La Venice 2 en mode xR

Un des atouts de la Venice 2 est son grand capteur très haute résolution de 8,6K, nécessaire pour le tournage des décors très qualitatifs qui seront affichés sur un mur 8K, mais aussi intéressante sur le plateau pour limiter le moirage. Le nouveau mode « very fast shutter » permettra aussi d’éviter les problèmes d’aliasing. Le double sensibilité (ISO 800 et ISO 3 200) de la Venice 2 et sa roue porte-filtres intégrée (huit filtres neutres avec un pas de 0.3, plus le clear) permettront d’adapter rapidement la Venice 2 aux changements de luminosité du fond utilisé. Selon les choix de résolution et de cadre, il sera possible d’interchanger les capteurs de la Venice originale 6K et de la Venice 2 de 8,6K. Parmi les autres caractéristiques de la Venice 2 mises en avant par Sony on trouve les 16 stops de latitude en 8,6K, l’enregistrement Raw intégré 16 bits linéaire 444 RGB et son codec adaptatif XOCN.

 

Présentation de la Venice 2 par Anna Doublet et Jean-Yves Martin de Sony / © Luc Bara

 

 

Couplage Venice et Crystal Led

Sony présentait également lors de cette journée sa technologie C-Led (Crystal Led) développée en collaboration avec Sony Pictures pour les besoins de l’industrie du cinéma. Le C-Led permet de composer des écrans de grande taille avec une gamme de pitchs très fins de 1,2 mm ou 1,5 mm. Jean-Yves Martin précise : « La technologie Crystal Led de Sony a vocation d’avoir encore plus de finesse pour les close-ups ou bien d’être inclue dans un décor réel. » Les points forts pour le studio xR sont l’absence totale de ventilation et donc l’absence de bruit, mais aussi le faible dégagement de chaleur qui permet de se passer de climatisation et de répondre aux normes écologiques européennes. Aussi ces écrans peuvent être installés à quelques centimètres d’un mur ou d’un plafond. Enfin, la très forte luminosité de l’écran permettrait de l’utiliser pour un backlight. Anna Doublet ajoute : « Le réglage de six niveaux de luminosité du Crystal Led permet d’adapter l’intensité du décor projeté aux exigences cinématographiques. L’homogénéité de l’image et l’angle de vue de 170° en vertical et horizontal permet d’imaginer les mouvements de la caméra variables et sans compromis. » Au-delà de la facilité d’installation, Sony met l’accent sur l’avantage du couplage Venice et C-Led et notamment la cohérence de la science couleur de l’écran et des caméras de la gamme Cine Alta.

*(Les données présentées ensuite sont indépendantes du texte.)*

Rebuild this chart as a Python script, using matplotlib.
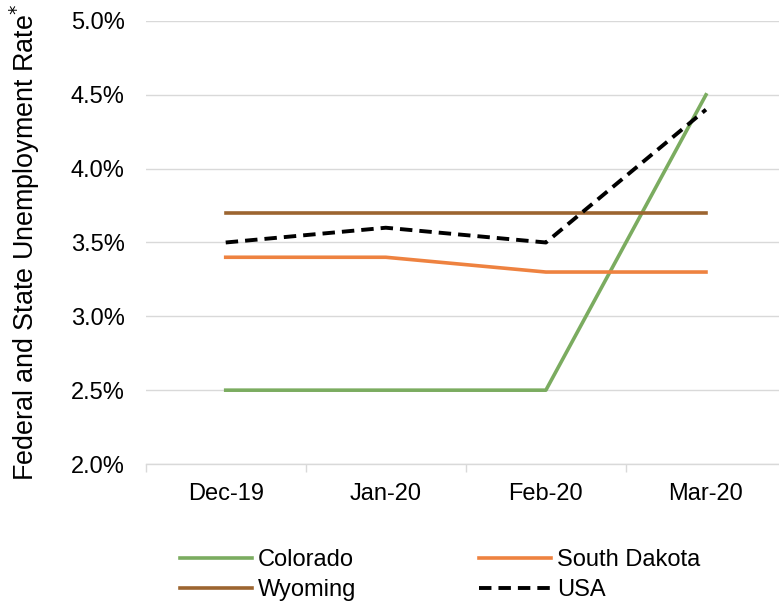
import matplotlib.pyplot as plt
from matplotlib.ticker import FuncFormatter, FixedLocator

plt.rcParams['font.family'] = ['Liberation Sans', 'DejaVu Sans']

## Data
months = ["Dec-19", "Jan-20", "Feb-20", "Mar-20"]
colorado = [2.5, 2.5, 2.5, 4.5]
south_dakota = [3.4, 3.4, 3.3, 3.3]
wyoming = [3.7, 3.7, 3.7, 3.7]
usa = [3.5, 3.6, 3.5, 4.4]

fig = plt.figure(figsize=(7.79, 6.03), dpi=100)
ax = fig.add_axes([0.187, 0.2305, 0.822, 0.7347])

x = list(range(len(months)))
l_co, = ax.plot(x, colorado, color="#7BAC60", lw=2.6, label="Colorado")
l_sd, = ax.plot(x, south_dakota, color="#EE8240", lw=2.6, label="South Dakota")
l_wy, = ax.plot(x, wyoming, color="#9C6530", lw=2.6, label="Wyoming")
l_us, = ax.plot(x, usa, color="black", lw=2.8, ls=(0, (3.2, 1.8)), label="USA")

ax.set_xlim(-0.5, 3.5)
ax.set_ylim(2.0, 5.0)
ax.set_yticks([2.0, 2.5, 3.0, 3.5, 4.0, 4.5, 5.0])
ax.yaxis.set_major_formatter(FuncFormatter(lambda v, p: f"{v:.1f}%"))
ax.set_xticks(x)
ax.set_xticklabels(months)
ax.xaxis.set_minor_locator(FixedLocator([-0.5, 0.5, 1.5, 2.5, 3.5]))

ax.grid(axis='y', color="#D9D9D9", lw=1)
ax.set_axisbelow(True)
for s in ["top", "right", "left"]:
    ax.spines[s].set_visible(False)
ax.spines["bottom"].set_color("#D9D9D9")
ax.spines["bottom"].set_linewidth(1)

ax.tick_params(axis='y', length=0, labelsize=17, pad=15)
ax.tick_params(axis='x', which='major', length=0, labelsize=17, pad=14)
ax.tick_params(axis='x', which='minor', length=6, color="#D9D9D9", width=1)

ax.set_ylabel("Federal and State Unemployment Rate$^{*}$", fontsize=19.4, labelpad=21)

# column-major order so rows read Colorado / South Dakota, Wyoming / USA
fig.legend([l_co, l_wy, l_sd, l_us], ["Colorado", "Wyoming", "South Dakota", "USA"],
           loc="lower left", bbox_to_anchor=(0.204, -0.032), ncol=2, frameon=False,
           fontsize=17, handlelength=3.05, handletextpad=0.25, columnspacing=5.2,
           labelspacing=0.35)

fig.savefig("out.png", dpi=100)
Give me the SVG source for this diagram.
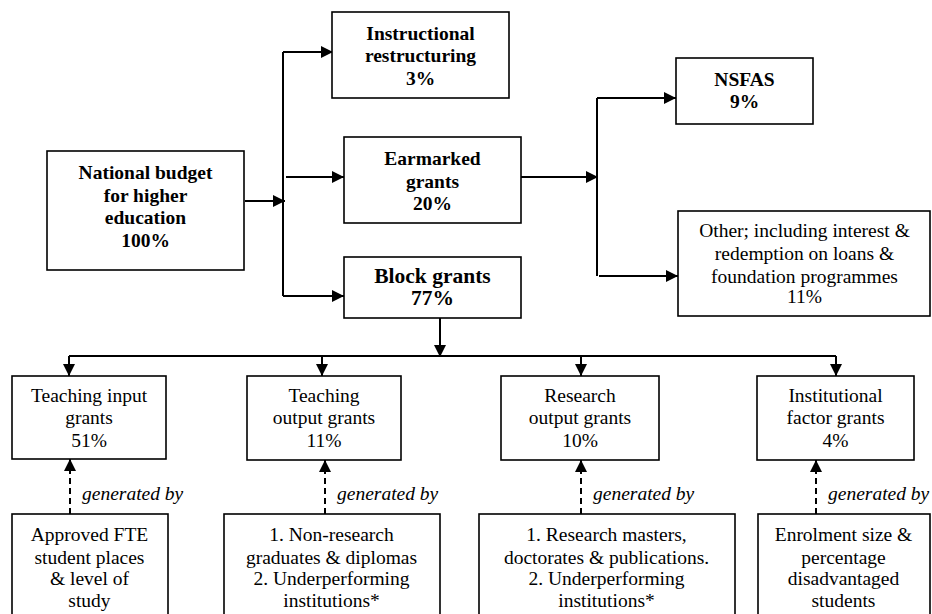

Jean-Yves Martin précise que « Sony fabrique aussi bien des composants de ses caméras que la technologie des dalles C-Led. La science couleur est donc parfaitement maîtrisée et permet de marier les deux avec un maximum d’efficacité ». Autre avantage de ces dalles C-Led pour du studio xR : le pitch fin permet de s’approcher plus près du décor.